The Military Land and Air Museum

M1A1 Abrams (1991 Gulf War)

The major upgrade of the Abrams, centered around a new 120 mm smoothbore gun and a series of protection improvements and other upgrades, designed to keep pace with contemporary advanced Soviet designs such as the T-64A, upgraded T-72, and the T-80.
External differences are easy to spot: The turret is the “long” model, at the rear with a rear bustle rack for improved stowage, a thicker front armour, new blast doors, new engine compartment access doors, reinforced suspensions, pressurized NBC system, the absence of drive sprocket ring retainer, and moreover the shorter and thicker gun barrel and more massive bore recuperator.

(source:M1 Abrams Main Battle Tank - Tanks Encyclopedia)

The Abrams remained untested in combat until the Persian Gulf War in 1991. The M1A1 was superior to Iraq’s Soviet-era T-55 and T-62 tanks, as well as Iraqi assembled Russian T-72s, and locally produced copies (Asad Babil tank). The T-72s like most Soviet export designs lacked night vision systems and then-modern rangefinders, though they did have some night fighting tanks with older active infrared systems or floodlights—just not the latest starlight scopes and passive infrared scopes as on the Abrams. Only 23 M1A1s were taken out of service in the Persian Gulf. Some others took minor combat damage, with little effect on their operational readiness. Very few M1 tanks were hit by enemy fire, and none were destroyed as a direct result of enemy fire, with no fatalities due to enemy fire.

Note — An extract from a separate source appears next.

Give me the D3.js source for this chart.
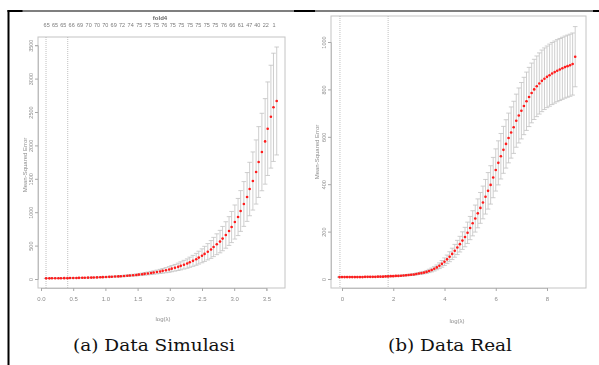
<!DOCTYPE html>
<html><head><meta charset="utf-8">
<script src="https://cdn.jsdelivr.net/npm/d3@7/dist/d3.min.js"></script>
<style>body{margin:0;background:#fff}svg{display:block}</style>
</head><body>
<svg id="c" width="599" height="365"></svg>
<script>
// ---------- (a) Data Simulasi ----------
const simLogLambda = [0.08,0.13,0.17,0.22,0.27,0.31,0.36,0.41,0.45,0.50,
 0.55,0.59,0.64,0.68,0.73,0.78,0.82,0.87,0.92,0.96,
 1.01,1.06,1.10,1.15,1.20,1.24,1.29,1.34,1.38,1.43,
 1.48,1.52,1.57,1.61,1.66,1.71,1.75,1.80,1.85,1.89,
 1.94,1.99,2.03,2.08,2.13,2.17,2.22,2.27,2.31,2.36,
 2.41,2.45,2.50,2.54,2.59,2.64,2.68,2.73,2.78,2.82,
 2.87,2.92,2.96,3.01,3.06,3.10,3.15,3.20,3.24,3.29,
 3.34,3.38,3.43,3.48,3.52,3.57,3.61,3.66];
const simMean = [10,10,11,11,12,12,13,13,14,15,
 16,17,18,19,20,21,23,24,26,28,
 30,32,34,37,39,42,45,49,53,57,
 61,66,71,77,83,90,97,105,113,122,
 132,143,155,168,182,197,214,231,251,272,
 295,320,347,376,408,442,479,520,560,605,
 659,718,778,853,928,1018,1123,1228,1347,1467,
 1602,1751,1901,2060,2250,2430,2570,2665];
const simSd = [2,2,2,2,2,2,3,3,3,3,
 3,3,4,4,4,4,5,5,5,6,
 6,7,7,8,8,9,10,11,12,13,
 14,15,17,19,21,23,25,28,31,34,
 38,42,46,50,55,60,65,70,76,82,
 89,96,104,113,122,133,144,156,168,182,
 198,215,233,255,278,305,335,365,400,435,
 480,530,580,640,700,770,810,808];
const simXTicks = [0,0.5,1,1.5,2,2.5,3,3.5];
const simXTickLabels = ["0.0","0.5","1.0","1.5","2.0","2.5","3.0","3.5"];
const simYTicks = [0,500,1000,1500,2000,2500,3000,3500];
const simTopL = [0.088,0.217,0.347,0.476,0.606,0.740,0.870,0.999,1.128,1.258,
 1.392,1.527,1.656,1.786,1.915,2.045,2.179,2.314,2.443,2.573,
 2.707,2.842,2.971,3.101,3.235,3.359,3.489,3.618];
const simTopLabels = ["65","65","65","66","69","70","70","70","69","72",
 "74","75","75","75","76","75","75","75","75","75",
 "75","76","66","61","47","40","22","1"];
const simVLines = [0.078, 0.415];
const simTitle = "fold4";

// ---------- (b) Data Real ----------
const realLogLambda = [-0.1,0.0,0.1,0.2,0.3,0.4,0.5,0.6,0.7,0.8,
 0.9,1.0,1.1,1.2,1.3,1.4,1.5,1.6,1.7,1.8,
 1.9,2.0,2.1,2.2,2.3,2.4,2.5,2.6,2.7,2.8,
 2.9,3.0,3.1,3.2,3.3,3.4,3.5,3.6,3.7,3.8,
 3.9,4.0,4.1,4.2,4.3,4.4,4.5,4.6,4.7,4.8,
 4.9,5.0,5.1,5.2,5.3,5.4,5.5,5.6,5.7,5.8,
 5.9,6.0,6.1,6.2,6.3,6.4,6.5,6.6,6.7,6.8,
 6.9,7.0,7.1,7.2,7.3,7.4,7.5,7.6,7.7,7.8,
 7.9,8.0,8.1,8.2,8.3,8.4,8.5,8.6,8.7,8.8,
 8.9,9.0,9.1];
const realMean = [8,8,8,8,8,8,8,8,8,8,
 9,9,9,9,9,10,10,10,11,11,
 12,12,13,13,14,15,16,17,18,19,
 21,23,25,27,30,34,38,43,49,56,
 64,73,83,94,106,119,133,147,162,177,
 195,215,235,255,277,300,323,347,372,397,
 428,460,490,518,545,570,595,618,640,668,
 690,710,730,750,768,785,800,813,825,836,
 845,853,860,867,873,879,884,889,894,898,
 902,907,938];
const realSd = [1,1,1,1,1,1,1,1,1,1,
 1,1,1,1,1,1,1,1,2,2,
 2,2,2,2,2,3,3,3,3,4,
 4,4,5,5,6,7,8,9,10,12,
 14,16,18,21,24,27,30,33,37,41,
 45,49,53,57,61,65,69,73,77,81,
 85,89,93,96,99,102,105,108,110,112,
 116,119,121,123,125,126,127,128,129,130,
 130,130,131,131,131,131,131,131,131,131,
 131,131,127];
const realXTicks = [0,2,4,6,8];
const realXTickLabels = ["0","2","4","6","8"];
const realYTicks = [0,200,400,600,800,1000];
const realVLines = [-0.08, 1.8];

const captions = ["(a) Data Simulasi", "(b) Data Real"];
const xTitle = "log(\u03bb)";
const yTitle = "Mean-Squared Error";

// ---------- drawing ----------
const svg = d3.select("#c");
svg.append("rect").attr("width",599).attr("height",365).attr("fill","#fff");

const defs = svg.append("defs");
defs.append("filter").attr("id","soft").attr("x","-5%").attr("y","-5%").attr("width","110%").attr("height","110%")
  .append("feGaussianBlur").attr("stdDeviation",0.35);

const GRAY_TXT = "#8c8c8c";
const FONT = "'Liberation Sans', Arial, sans-serif";

function panel(cfg){
  const g = svg.append("g").attr("filter","url(#soft)");
  const x = d3.scaleLinear().domain(cfg.xDomain).range(cfg.xRange);
  const y = d3.scaleLinear().domain(cfg.yDomain).range(cfg.yRange);
  const b = cfg.box;

  g.append("rect").attr("x",b[0]).attr("y",b[1]).attr("width",b[2]-b[0]).attr("height",b[3]-b[1])
    .attr("fill","none").attr("stroke","#c4c4c4").attr("stroke-width",1);

  const xa = d3.axisBottom(x).tickValues(cfg.xTicks).tickFormat((d,i)=>cfg.xLabels[i]).tickSize(3).tickPadding(6);
  const gx = g.append("g").attr("transform",`translate(0,${b[3]})`).call(xa);
  gx.select(".domain").attr("stroke","#bdbdbd");
  gx.selectAll(".tick line").attr("stroke","#a8a8a8");
  gx.selectAll("text").attr("font-family",FONT).attr("font-size",6).attr("fill",GRAY_TXT);

  const ya = d3.axisLeft(y).tickValues(cfg.yTicks).tickFormat(d3.format("d")).tickSize(3).tickPadding(3);
  const gy = g.append("g").attr("transform",`translate(${b[0]},0)`).call(ya);
  gy.select(".domain").attr("stroke","#bdbdbd");
  gy.selectAll(".tick line").attr("stroke","#a8a8a8");
  gy.selectAll("text").attr("font-family",FONT).attr("font-size",5.5).attr("fill",GRAY_TXT)
    .attr("text-anchor","middle").attr("x",0).attr("dy",0)
    .attr("transform","translate(-5,0) rotate(-90)");

  g.append("text").attr("x",cfg.xTitlePos[0]).attr("y",cfg.xTitlePos[1]).attr("text-anchor","middle")
    .attr("font-family",FONT).attr("font-size",6).attr("fill",GRAY_TXT).text(xTitle);
  g.append("text").attr("transform",`translate(${cfg.yTitlePos[0]},${cfg.yTitlePos[1]}) rotate(-90)`)
    .attr("text-anchor","middle").attr("font-family",FONT).attr("font-size",6).attr("fill",GRAY_TXT).text(yTitle);

  g.selectAll("line.v").data(cfg.vlines).join("line").attr("class","v")
    .attr("x1",d=>x(d)).attr("x2",d=>x(d)).attr("y1",b[1]).attr("y2",b[3])
    .attr("stroke","#b0b0b0").attr("stroke-width",0.8).attr("stroke-dasharray","1,1");

  const data = cfg.L.map((l,i)=>({l, m:cfg.mean[i], s:cfg.sd[i]}));
  const eb = g.append("g").attr("stroke","#c2c2c2").attr("stroke-width",0.8);
  eb.selectAll("line.s").data(data).join("line").attr("class","s")
    .attr("x1",d=>x(d.l)).attr("x2",d=>x(d.l)).attr("y1",d=>y(d.m+d.s)).attr("y2",d=>y(d.m-d.s));
  eb.selectAll("line.u").data(data).join("line").attr("class","u")
    .attr("x1",d=>x(d.l)-cfg.cap).attr("x2",d=>x(d.l)+cfg.cap).attr("y1",d=>y(d.m+d.s)).attr("y2",d=>y(d.m+d.s));
  eb.selectAll("line.l").data(data).join("line").attr("class","l")
    .attr("x1",d=>x(d.l)-cfg.cap).attr("x2",d=>x(d.l)+cfg.cap).attr("y1",d=>y(d.m-d.s)).attr("y2",d=>y(d.m-d.s));

  g.selectAll("circle").data(data).join("circle")
    .attr("cx",d=>x(d.l)).attr("cy",d=>y(d.m)).attr("r",1.3).attr("fill","#ff1a1a");

  if (cfg.topL){
    g.selectAll("text.top").data(cfg.topL).join("text").attr("class","top")
      .attr("x",d=>x(d)).attr("y",cfg.topY).attr("text-anchor","middle")
      .attr("font-family",FONT).attr("font-size",5.5).attr("fill","#7a7a7a")
      .text((d,i)=>cfg.topLabels[i]);
  }
  if (cfg.title){
    g.append("text").attr("x",cfg.titlePos[0]).attr("y",cfg.titlePos[1]).attr("text-anchor","middle")
      .attr("font-family",FONT).attr("font-size",6).attr("font-weight","bold").attr("fill","#666").text(cfg.title);
  }
}

panel({
  box:[38,37,285,288],
  xDomain:[0,3.5], xRange:[41,266.4],
  yDomain:[0,3500], yRange:[279,45.2],
  xTicks:simXTicks, xLabels:simXTickLabels, yTicks:simYTicks,
  L:simLogLambda, mean:simMean, sd:simSd, vlines:simVLines, cap:2.3,
  xTitlePos:[163,321], yTitlePos:[27,165],
  topL:simTopL, topLabels:simTopLabels, topY:27,
  title:simTitle, titlePos:[160,20]
});

panel({
  box:[331,16,586,288],
  xDomain:[0,8], xRange:[342,547],
  yDomain:[0,1000], yRange:[279,42],
  xTicks:realXTicks, xLabels:realXTickLabels, yTicks:realYTicks,
  L:realLogLambda, mean:realMean, sd:realSd, vlines:realVLines, cap:2.3,
  xTitlePos:[457,323], yTitlePos:[319,152]
});

const frame = svg.append("g").attr("fill","#000");
frame.append("rect").attr("x",7.5).attr("y",10).attr("width",2).attr("height",355);
frame.append("rect").attr("x",7.5).attr("y",10).attr("width",15).attr("height",2);
frame.append("rect").attr("x",22).attr("y",10.5).attr("width",572).attr("height",1);
frame.append("rect").attr("x",294).attr("y",10).attr("width",21).attr("height",2);
frame.append("rect").attr("x",593).attr("y",10).attr("width",6).attr("height",2);

const capPos = [[154,351,162],[450,351,124]];
svg.selectAll("text.cap").data(captions).join("text").attr("class","cap")
  .attr("x",(d,i)=>capPos[i][0]).attr("y",(d,i)=>capPos[i][1]).attr("text-anchor","middle")
  .attr("font-family","'DejaVu Serif', serif").attr("font-size",17).attr("fill","#111")
  .attr("textLength",(d,i)=>capPos[i][2]).attr("lengthAdjust","spacingAndGlyphs")
  .text(d=>d);
</script>
</body></html>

The M1A1 was capable of making kills at ranges in excess of 2,500 meters (8,200 ft). This range was crucial in combat against tanks of Soviet design in Desert Storm, as the effective range of the main gun in the Soviet/Iraqi tanks was less than 2,000 meters (6,600 ft) (Iraqi tanks could not fire anti-tank missiles like their Russian counterparts). This meant Abrams tanks could hit Iraqi tanks before the enemy got in range—a decisive advantage in this kind of combat. In friendly fire incidents, the front armor and fore side turret armor survived direct APFSDS hits from other M1A1s. This was not the case for the side armor of the hull and the rear armor of the turret, as both areas were penetrated at least in two occasions by friendly DU ammunition during the Battle of Norfolk.